Rows from a dataset of charts and code:
##############################

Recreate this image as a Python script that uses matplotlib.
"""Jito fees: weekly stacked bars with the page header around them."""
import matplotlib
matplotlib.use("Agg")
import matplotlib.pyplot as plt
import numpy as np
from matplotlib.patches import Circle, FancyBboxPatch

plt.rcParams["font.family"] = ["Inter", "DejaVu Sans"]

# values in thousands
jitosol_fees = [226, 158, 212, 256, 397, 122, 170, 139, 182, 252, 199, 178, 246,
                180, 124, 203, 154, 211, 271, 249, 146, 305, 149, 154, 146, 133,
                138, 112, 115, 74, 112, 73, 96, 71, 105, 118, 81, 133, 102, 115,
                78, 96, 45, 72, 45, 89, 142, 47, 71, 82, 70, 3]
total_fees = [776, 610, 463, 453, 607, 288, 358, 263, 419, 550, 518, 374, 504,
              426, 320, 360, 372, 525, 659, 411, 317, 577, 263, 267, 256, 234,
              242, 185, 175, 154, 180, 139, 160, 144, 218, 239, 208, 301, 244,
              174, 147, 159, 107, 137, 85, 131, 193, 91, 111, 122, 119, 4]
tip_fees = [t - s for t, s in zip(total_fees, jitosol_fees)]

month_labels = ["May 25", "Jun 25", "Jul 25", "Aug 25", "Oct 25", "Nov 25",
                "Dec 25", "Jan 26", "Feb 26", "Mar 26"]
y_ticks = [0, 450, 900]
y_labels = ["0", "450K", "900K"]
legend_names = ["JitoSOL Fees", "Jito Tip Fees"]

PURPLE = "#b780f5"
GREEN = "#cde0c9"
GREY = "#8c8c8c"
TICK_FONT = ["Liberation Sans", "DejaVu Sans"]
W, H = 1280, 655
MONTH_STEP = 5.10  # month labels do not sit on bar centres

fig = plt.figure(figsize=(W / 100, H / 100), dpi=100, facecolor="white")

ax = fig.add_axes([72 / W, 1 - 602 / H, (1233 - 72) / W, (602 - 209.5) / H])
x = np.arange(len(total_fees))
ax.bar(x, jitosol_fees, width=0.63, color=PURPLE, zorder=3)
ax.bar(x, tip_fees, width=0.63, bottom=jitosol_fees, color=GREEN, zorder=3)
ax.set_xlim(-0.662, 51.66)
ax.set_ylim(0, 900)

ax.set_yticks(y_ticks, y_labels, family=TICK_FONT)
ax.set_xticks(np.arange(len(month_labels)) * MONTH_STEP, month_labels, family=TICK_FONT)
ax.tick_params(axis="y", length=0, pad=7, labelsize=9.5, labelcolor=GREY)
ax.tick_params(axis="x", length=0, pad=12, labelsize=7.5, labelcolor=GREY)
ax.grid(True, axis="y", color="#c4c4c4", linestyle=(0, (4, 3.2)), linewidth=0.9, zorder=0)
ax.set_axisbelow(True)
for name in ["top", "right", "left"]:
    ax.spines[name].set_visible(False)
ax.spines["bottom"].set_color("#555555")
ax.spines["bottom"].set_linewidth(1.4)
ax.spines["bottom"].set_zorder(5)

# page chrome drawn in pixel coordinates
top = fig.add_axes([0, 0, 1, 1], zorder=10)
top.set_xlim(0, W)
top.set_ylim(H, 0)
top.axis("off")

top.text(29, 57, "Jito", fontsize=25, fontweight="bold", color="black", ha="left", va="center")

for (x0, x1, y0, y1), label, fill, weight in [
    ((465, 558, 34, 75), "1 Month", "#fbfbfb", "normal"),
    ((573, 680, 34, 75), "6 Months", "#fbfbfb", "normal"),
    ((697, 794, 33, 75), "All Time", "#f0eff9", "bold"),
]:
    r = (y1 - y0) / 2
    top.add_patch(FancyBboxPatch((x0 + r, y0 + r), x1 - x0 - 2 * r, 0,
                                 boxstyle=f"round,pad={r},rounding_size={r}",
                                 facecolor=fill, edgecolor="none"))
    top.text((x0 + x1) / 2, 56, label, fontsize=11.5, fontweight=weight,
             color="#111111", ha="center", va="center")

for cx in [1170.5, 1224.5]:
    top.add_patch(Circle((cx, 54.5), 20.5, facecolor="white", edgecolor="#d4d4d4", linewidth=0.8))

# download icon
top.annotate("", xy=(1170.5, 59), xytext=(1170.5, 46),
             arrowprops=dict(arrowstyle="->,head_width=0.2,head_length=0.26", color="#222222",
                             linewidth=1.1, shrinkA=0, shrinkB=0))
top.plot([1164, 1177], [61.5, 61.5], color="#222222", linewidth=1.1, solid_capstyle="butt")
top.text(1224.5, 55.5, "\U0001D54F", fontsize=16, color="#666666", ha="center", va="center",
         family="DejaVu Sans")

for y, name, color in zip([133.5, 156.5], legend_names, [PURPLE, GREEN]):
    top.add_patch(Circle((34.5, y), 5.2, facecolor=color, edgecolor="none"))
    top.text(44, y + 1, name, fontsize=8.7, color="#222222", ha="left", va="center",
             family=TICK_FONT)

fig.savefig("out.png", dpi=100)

##############################

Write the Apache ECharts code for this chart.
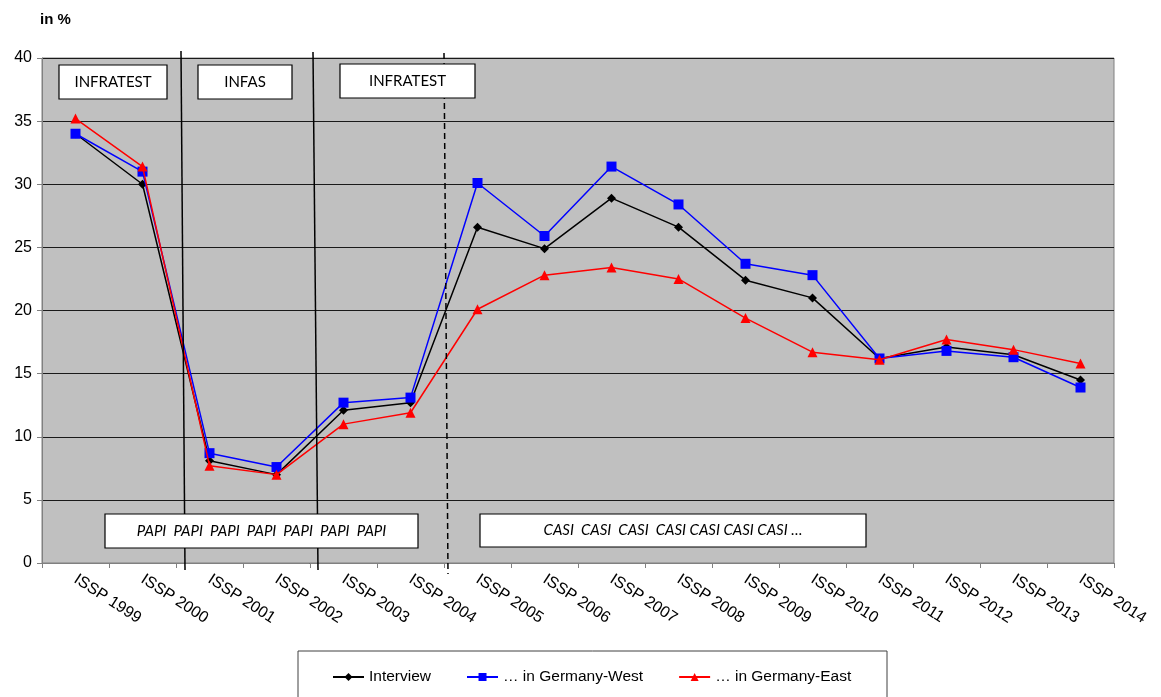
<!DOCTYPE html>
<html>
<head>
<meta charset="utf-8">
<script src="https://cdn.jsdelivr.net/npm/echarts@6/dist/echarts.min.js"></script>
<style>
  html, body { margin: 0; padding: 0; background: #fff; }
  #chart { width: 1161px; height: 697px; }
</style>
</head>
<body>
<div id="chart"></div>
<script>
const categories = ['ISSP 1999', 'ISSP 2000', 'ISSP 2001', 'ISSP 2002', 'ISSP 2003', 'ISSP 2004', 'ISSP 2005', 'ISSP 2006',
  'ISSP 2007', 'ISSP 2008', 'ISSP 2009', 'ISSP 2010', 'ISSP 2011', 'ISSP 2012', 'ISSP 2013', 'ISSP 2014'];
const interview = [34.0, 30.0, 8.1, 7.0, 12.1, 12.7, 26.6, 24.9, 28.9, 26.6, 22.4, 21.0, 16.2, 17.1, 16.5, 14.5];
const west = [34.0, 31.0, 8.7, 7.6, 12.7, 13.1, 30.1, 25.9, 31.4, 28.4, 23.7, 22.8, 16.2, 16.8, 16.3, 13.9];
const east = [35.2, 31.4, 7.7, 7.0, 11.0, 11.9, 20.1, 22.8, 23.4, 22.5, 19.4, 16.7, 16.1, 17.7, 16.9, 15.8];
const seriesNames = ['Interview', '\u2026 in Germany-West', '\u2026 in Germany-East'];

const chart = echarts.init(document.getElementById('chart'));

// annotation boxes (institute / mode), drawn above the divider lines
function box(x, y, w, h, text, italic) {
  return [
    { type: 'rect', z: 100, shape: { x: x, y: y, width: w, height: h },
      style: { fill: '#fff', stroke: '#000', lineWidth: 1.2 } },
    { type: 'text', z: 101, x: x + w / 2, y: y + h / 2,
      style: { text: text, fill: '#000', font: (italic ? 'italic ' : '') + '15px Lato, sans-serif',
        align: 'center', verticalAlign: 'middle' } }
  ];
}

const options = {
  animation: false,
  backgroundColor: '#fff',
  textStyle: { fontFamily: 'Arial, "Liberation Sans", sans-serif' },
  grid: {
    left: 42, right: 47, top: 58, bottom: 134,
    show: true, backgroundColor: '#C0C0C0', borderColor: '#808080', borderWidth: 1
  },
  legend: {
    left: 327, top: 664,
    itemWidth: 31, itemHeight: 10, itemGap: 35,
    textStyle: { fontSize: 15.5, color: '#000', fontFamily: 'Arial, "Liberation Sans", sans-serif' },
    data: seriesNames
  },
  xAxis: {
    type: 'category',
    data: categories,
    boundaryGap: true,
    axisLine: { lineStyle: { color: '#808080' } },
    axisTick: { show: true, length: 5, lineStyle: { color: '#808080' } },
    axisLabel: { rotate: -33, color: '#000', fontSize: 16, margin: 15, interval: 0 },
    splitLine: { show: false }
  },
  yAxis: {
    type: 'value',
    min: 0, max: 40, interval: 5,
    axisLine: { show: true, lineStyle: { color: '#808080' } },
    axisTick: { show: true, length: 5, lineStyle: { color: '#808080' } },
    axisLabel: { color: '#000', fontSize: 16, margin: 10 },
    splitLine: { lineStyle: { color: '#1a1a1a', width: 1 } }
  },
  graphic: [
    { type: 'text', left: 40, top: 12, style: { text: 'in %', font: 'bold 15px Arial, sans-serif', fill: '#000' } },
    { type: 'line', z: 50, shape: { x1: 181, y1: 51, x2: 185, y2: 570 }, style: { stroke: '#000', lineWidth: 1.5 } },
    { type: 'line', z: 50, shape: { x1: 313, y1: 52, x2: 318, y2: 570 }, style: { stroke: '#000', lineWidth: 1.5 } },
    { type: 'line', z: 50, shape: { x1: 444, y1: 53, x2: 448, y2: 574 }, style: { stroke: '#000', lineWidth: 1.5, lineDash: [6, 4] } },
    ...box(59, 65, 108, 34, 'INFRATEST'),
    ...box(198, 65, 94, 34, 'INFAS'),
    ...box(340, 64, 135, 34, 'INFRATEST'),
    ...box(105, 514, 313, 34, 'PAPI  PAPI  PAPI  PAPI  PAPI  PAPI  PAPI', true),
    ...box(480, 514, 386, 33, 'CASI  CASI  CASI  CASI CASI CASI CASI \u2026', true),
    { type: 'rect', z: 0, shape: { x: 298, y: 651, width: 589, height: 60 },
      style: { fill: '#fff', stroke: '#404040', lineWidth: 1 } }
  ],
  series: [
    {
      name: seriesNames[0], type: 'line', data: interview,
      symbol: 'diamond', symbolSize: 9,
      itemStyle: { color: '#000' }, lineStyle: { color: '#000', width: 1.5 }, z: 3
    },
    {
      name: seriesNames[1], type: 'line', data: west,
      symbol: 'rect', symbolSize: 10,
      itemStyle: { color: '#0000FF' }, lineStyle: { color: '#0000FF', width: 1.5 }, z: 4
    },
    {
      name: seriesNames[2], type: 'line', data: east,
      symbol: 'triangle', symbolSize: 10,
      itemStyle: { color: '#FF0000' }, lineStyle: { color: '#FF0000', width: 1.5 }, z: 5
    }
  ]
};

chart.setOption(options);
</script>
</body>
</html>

##############################

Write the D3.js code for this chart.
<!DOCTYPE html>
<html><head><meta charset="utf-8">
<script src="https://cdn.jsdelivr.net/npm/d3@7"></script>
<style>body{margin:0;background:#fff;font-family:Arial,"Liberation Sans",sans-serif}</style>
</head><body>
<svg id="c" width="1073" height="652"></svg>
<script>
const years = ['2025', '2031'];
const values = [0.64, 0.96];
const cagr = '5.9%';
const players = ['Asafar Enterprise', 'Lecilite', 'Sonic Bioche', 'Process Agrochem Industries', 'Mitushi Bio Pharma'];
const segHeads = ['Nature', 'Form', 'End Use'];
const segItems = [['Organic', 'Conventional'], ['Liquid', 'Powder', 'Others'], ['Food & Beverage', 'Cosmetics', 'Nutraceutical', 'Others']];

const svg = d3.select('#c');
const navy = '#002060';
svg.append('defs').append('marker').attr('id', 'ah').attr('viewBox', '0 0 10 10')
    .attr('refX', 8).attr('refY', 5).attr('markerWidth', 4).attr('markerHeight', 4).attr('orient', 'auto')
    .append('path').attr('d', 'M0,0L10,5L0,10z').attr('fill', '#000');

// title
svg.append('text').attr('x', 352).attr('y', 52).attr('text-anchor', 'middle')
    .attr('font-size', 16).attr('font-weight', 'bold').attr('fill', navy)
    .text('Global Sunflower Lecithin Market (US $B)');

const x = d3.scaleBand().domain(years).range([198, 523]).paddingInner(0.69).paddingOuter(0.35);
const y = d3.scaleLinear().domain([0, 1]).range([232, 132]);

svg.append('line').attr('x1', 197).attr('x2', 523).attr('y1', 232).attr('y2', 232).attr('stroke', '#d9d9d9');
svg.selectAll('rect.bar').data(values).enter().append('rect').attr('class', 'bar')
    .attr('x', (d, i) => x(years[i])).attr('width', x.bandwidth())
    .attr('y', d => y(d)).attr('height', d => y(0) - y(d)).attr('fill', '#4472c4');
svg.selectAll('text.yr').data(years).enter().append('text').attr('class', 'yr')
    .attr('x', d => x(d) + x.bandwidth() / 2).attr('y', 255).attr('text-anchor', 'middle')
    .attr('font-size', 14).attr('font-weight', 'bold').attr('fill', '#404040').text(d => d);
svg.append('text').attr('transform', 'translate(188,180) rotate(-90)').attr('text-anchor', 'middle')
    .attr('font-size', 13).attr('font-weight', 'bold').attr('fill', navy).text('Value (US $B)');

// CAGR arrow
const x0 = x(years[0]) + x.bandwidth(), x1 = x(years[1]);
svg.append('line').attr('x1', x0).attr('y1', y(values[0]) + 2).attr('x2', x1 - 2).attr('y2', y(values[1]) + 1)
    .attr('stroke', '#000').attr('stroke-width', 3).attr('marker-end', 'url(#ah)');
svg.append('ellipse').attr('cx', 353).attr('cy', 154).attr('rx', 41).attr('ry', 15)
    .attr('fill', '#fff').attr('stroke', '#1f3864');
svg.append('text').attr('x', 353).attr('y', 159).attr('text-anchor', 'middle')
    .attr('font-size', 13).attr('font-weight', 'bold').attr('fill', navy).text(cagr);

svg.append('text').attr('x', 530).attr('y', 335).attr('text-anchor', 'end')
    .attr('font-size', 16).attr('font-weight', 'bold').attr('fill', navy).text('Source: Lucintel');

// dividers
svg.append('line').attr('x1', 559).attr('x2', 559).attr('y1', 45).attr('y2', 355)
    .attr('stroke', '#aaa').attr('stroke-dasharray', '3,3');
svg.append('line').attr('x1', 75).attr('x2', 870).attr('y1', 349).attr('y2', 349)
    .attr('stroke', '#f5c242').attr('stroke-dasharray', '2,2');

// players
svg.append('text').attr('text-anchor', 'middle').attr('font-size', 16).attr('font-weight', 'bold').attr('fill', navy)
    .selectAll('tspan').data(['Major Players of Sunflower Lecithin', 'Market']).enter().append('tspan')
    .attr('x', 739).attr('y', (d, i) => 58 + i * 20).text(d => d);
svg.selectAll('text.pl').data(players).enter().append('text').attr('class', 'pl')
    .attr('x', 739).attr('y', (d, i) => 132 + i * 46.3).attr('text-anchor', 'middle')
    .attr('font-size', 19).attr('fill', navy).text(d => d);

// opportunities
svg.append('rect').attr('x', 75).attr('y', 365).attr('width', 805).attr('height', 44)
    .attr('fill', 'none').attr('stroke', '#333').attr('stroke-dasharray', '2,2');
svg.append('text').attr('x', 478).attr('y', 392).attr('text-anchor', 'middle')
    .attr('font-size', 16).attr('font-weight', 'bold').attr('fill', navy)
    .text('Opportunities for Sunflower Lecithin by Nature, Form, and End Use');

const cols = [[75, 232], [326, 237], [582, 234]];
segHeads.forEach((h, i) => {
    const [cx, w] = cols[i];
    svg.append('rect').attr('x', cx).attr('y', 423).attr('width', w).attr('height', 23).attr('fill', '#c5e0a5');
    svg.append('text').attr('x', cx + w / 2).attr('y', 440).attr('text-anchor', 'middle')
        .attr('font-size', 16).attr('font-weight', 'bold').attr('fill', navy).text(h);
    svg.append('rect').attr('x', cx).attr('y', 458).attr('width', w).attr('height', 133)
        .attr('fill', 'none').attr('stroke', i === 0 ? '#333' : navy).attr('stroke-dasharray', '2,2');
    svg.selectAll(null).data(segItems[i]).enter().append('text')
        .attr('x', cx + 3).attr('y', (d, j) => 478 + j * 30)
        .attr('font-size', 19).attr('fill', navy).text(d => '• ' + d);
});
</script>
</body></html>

##############################

Track down every line holding the string "script" and copy it.

Recreate this image as a Python script that uses matplotlib.
<script src="https://cdn.jsdelivr.net/npm/echarts@6/dist/echarts.min.js"></script>
<script>
</script>
<script src="https://cdn.jsdelivr.net/npm/d3@7"></script>
<script>
</script>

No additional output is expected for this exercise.